Data>
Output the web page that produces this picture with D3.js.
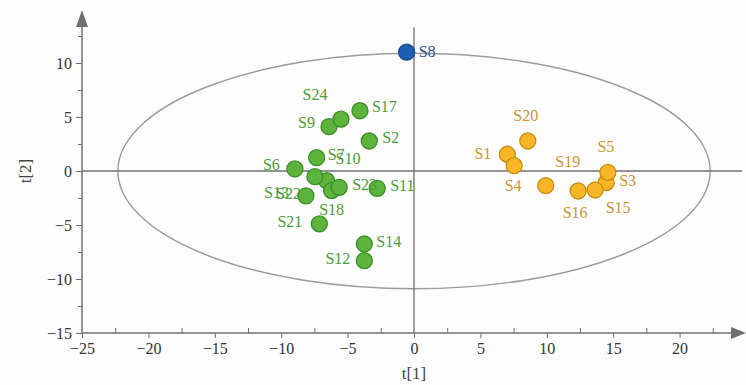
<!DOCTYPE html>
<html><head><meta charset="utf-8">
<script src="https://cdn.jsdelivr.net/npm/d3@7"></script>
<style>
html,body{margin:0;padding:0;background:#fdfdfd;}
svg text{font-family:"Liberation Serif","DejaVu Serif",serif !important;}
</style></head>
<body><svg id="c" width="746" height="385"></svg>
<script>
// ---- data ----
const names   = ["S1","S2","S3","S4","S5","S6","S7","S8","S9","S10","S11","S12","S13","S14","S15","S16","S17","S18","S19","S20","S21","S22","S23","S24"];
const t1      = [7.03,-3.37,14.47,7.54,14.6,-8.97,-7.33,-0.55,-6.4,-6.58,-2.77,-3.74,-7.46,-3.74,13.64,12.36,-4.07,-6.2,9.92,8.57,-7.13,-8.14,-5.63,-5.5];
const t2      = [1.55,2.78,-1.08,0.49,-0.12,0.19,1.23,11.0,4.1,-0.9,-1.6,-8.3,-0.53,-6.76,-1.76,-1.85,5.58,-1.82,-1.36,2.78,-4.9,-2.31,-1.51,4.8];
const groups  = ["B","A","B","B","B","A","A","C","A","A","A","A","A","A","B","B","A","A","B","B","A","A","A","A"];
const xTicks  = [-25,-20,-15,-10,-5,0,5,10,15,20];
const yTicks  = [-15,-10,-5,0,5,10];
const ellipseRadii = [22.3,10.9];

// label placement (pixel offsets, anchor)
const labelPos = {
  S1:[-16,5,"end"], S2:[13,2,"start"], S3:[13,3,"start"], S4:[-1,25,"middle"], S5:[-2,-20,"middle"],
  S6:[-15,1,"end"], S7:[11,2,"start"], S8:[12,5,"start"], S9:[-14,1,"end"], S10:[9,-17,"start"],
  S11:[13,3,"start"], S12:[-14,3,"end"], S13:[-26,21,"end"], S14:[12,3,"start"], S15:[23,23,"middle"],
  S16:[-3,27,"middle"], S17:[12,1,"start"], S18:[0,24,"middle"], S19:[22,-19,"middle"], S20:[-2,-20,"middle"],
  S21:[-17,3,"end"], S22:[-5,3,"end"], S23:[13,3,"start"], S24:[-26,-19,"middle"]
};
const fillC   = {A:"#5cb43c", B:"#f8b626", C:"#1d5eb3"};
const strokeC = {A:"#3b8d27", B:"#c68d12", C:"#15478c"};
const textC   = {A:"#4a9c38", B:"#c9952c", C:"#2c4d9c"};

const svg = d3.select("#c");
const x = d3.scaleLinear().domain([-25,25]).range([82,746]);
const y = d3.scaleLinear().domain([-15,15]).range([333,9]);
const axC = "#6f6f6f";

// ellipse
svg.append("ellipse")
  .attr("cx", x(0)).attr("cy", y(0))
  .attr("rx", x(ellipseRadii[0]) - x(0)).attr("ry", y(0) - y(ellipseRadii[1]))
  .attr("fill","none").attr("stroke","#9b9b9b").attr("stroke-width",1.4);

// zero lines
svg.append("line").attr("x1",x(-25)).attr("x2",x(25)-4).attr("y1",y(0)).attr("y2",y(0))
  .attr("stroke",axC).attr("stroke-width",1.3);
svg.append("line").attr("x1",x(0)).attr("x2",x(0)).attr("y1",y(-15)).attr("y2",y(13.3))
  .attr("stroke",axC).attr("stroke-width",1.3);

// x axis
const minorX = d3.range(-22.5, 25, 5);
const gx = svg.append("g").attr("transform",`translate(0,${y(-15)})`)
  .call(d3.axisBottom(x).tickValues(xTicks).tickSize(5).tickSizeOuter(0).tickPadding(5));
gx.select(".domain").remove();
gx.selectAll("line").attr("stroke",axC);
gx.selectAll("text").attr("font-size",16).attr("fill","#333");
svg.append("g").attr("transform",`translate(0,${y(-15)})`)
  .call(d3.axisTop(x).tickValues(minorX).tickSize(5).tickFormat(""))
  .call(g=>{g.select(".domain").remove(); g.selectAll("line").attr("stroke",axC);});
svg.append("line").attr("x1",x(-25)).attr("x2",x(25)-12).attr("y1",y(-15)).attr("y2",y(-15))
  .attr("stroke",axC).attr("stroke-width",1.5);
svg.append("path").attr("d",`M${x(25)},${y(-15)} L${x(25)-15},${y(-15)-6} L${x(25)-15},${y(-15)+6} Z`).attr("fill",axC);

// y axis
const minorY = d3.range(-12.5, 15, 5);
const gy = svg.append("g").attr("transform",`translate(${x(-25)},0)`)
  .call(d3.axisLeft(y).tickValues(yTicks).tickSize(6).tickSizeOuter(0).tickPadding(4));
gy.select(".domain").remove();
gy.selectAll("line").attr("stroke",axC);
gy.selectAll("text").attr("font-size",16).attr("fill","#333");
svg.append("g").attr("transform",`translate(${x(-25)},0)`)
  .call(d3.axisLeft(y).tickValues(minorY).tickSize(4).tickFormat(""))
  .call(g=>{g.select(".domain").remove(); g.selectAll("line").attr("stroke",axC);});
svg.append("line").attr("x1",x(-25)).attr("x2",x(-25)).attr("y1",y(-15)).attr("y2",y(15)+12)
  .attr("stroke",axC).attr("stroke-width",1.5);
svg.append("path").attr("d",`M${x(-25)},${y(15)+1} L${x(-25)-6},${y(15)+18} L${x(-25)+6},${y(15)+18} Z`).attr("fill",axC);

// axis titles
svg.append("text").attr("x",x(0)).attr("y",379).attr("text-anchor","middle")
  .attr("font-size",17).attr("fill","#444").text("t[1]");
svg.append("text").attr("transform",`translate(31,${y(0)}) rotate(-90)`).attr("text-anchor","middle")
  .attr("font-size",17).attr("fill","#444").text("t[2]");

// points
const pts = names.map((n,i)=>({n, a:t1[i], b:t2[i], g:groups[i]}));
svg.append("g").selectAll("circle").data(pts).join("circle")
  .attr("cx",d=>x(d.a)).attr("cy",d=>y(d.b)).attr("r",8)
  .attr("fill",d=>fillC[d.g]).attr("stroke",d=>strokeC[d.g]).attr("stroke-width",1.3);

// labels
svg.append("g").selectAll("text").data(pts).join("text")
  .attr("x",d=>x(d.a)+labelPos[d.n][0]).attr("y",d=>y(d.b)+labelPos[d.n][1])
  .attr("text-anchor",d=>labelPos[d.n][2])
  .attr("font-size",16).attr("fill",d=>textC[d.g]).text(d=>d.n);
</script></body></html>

Job> Make an exact copy of the data above, pictures excluded.

The reply>
Output the web page that produces this picture with D3.js.
<!DOCTYPE html>
<html><head><meta charset="utf-8">
<script src="https://cdn.jsdelivr.net/npm/d3@7"></script>
<style>
html,body{margin:0;padding:0;background:#fdfdfd;}
svg text{font-family:"Liberation Serif","DejaVu Serif",serif !important;}
</style></head>
<body><svg id="c" width="746" height="385"></svg>
<script>
// ---- data ----
const names   = ["S1","S2","S3","S4","S5","S6","S7","S8","S9","S10","S11","S12","S13","S14","S15","S16","S17","S18","S19","S20","S21","S22","S23","S24"];
const t1      = [7.03,-3.37,14.47,7.54,14.6,-8.97,-7.33,-0.55,-6.4,-6.58,-2.77,-3.74,-7.46,-3.74,13.64,12.36,-4.07,-6.2,9.92,8.57,-7.13,-8.14,-5.63,-5.5];
const t2      = [1.55,2.78,-1.08,0.49,-0.12,0.19,1.23,11.0,4.1,-0.9,-1.6,-8.3,-0.53,-6.76,-1.76,-1.85,5.58,-1.82,-1.36,2.78,-4.9,-2.31,-1.51,4.8];
const groups  = ["B","A","B","B","B","A","A","C","A","A","A","A","A","A","B","B","A","A","B","B","A","A","A","A"];
const xTicks  = [-25,-20,-15,-10,-5,0,5,10,15,20];
const yTicks  = [-15,-10,-5,0,5,10];
const ellipseRadii = [22.3,10.9];

// label placement (pixel offsets, anchor)
const labelPos = {
  S1:[-16,5,"end"], S2:[13,2,"start"], S3:[13,3,"start"], S4:[-1,25,"middle"], S5:[-2,-20,"middle"],
  S6:[-15,1,"end"], S7:[11,2,"start"], S8:[12,5,"start"], S9:[-14,1,"end"], S10:[9,-17,"start"],
  S11:[13,3,"start"], S12:[-14,3,"end"], S13:[-26,21,"end"], S14:[12,3,"start"], S15:[23,23,"middle"],
  S16:[-3,27,"middle"], S17:[12,1,"start"], S18:[0,24,"middle"], S19:[22,-19,"middle"], S20:[-2,-20,"middle"],
  S21:[-17,3,"end"], S22:[-5,3,"end"], S23:[13,3,"start"], S24:[-26,-19,"middle"]
};
const fillC   = {A:"#5cb43c", B:"#f8b626", C:"#1d5eb3"};
const strokeC = {A:"#3b8d27", B:"#c68d12", C:"#15478c"};
const textC   = {A:"#4a9c38", B:"#c9952c", C:"#2c4d9c"};

const svg = d3.select("#c");
const x = d3.scaleLinear().domain([-25,25]).range([82,746]);
const y = d3.scaleLinear().domain([-15,15]).range([333,9]);
const axC = "#6f6f6f";

// ellipse
svg.append("ellipse")
  .attr("cx", x(0)).attr("cy", y(0))
  .attr("rx", x(ellipseRadii[0]) - x(0)).attr("ry", y(0) - y(ellipseRadii[1]))
  .attr("fill","none").attr("stroke","#9b9b9b").attr("stroke-width",1.4);

// zero lines
svg.append("line").attr("x1",x(-25)).attr("x2",x(25)-4).attr("y1",y(0)).attr("y2",y(0))
  .attr("stroke",axC).attr("stroke-width",1.3);
svg.append("line").attr("x1",x(0)).attr("x2",x(0)).attr("y1",y(-15)).attr("y2",y(13.3))
  .attr("stroke",axC).attr("stroke-width",1.3);

// x axis
const minorX = d3.range(-22.5, 25, 5);
const gx = svg.append("g").attr("transform",`translate(0,${y(-15)})`)
  .call(d3.axisBottom(x).tickValues(xTicks).tickSize(5).tickSizeOuter(0).tickPadding(5));
gx.select(".domain").remove();
gx.selectAll("line").attr("stroke",axC);
gx.selectAll("text").attr("font-size",16).attr("fill","#333");
svg.append("g").attr("transform",`translate(0,${y(-15)})`)
  .call(d3.axisTop(x).tickValues(minorX).tickSize(5).tickFormat(""))
  .call(g=>{g.select(".domain").remove(); g.selectAll("line").attr("stroke",axC);});
svg.append("line").attr("x1",x(-25)).attr("x2",x(25)-12).attr("y1",y(-15)).attr("y2",y(-15))
  .attr("stroke",axC).attr("stroke-width",1.5);
svg.append("path").attr("d",`M${x(25)},${y(-15)} L${x(25)-15},${y(-15)-6} L${x(25)-15},${y(-15)+6} Z`).attr("fill",axC);

// y axis
const minorY = d3.range(-12.5, 15, 5);
const gy = svg.append("g").attr("transform",`translate(${x(-25)},0)`)
  .call(d3.axisLeft(y).tickValues(yTicks).tickSize(6).tickSizeOuter(0).tickPadding(4));
gy.select(".domain").remove();
gy.selectAll("line").attr("stroke",axC);
gy.selectAll("text").attr("font-size",16).attr("fill","#333");
svg.append("g").attr("transform",`translate(${x(-25)},0)`)
  .call(d3.axisLeft(y).tickValues(minorY).tickSize(4).tickFormat(""))
  .call(g=>{g.select(".domain").remove(); g.selectAll("line").attr("stroke",axC);});
svg.append("line").attr("x1",x(-25)).attr("x2",x(-25)).attr("y1",y(-15)).attr("y2",y(15)+12)
  .attr("stroke",axC).attr("stroke-width",1.5);
svg.append("path").attr("d",`M${x(-25)},${y(15)+1} L${x(-25)-6},${y(15)+18} L${x(-25)+6},${y(15)+18} Z`).attr("fill",axC);

// axis titles
svg.append("text").attr("x",x(0)).attr("y",379).attr("text-anchor","middle")
  .attr("font-size",17).attr("fill","#444").text("t[1]");
svg.append("text").attr("transform",`translate(31,${y(0)}) rotate(-90)`).attr("text-anchor","middle")
  .attr("font-size",17).attr("fill","#444").text("t[2]");

// points
const pts = names.map((n,i)=>({n, a:t1[i], b:t2[i], g:groups[i]}));
svg.append("g").selectAll("circle").data(pts).join("circle")
  .attr("cx",d=>x(d.a)).attr("cy",d=>y(d.b)).attr("r",8)
  .attr("fill",d=>fillC[d.g]).attr("stroke",d=>strokeC[d.g]).attr("stroke-width",1.3);

// labels
svg.append("g").selectAll("text").data(pts).join("text")
  .attr("x",d=>x(d.a)+labelPos[d.n][0]).attr("y",d=>y(d.b)+labelPos[d.n][1])
  .attr("text-anchor",d=>labelPos[d.n][2])
  .attr("font-size",16).attr("fill",d=>textC[d.g]).text(d=>d.n);
</script></body></html>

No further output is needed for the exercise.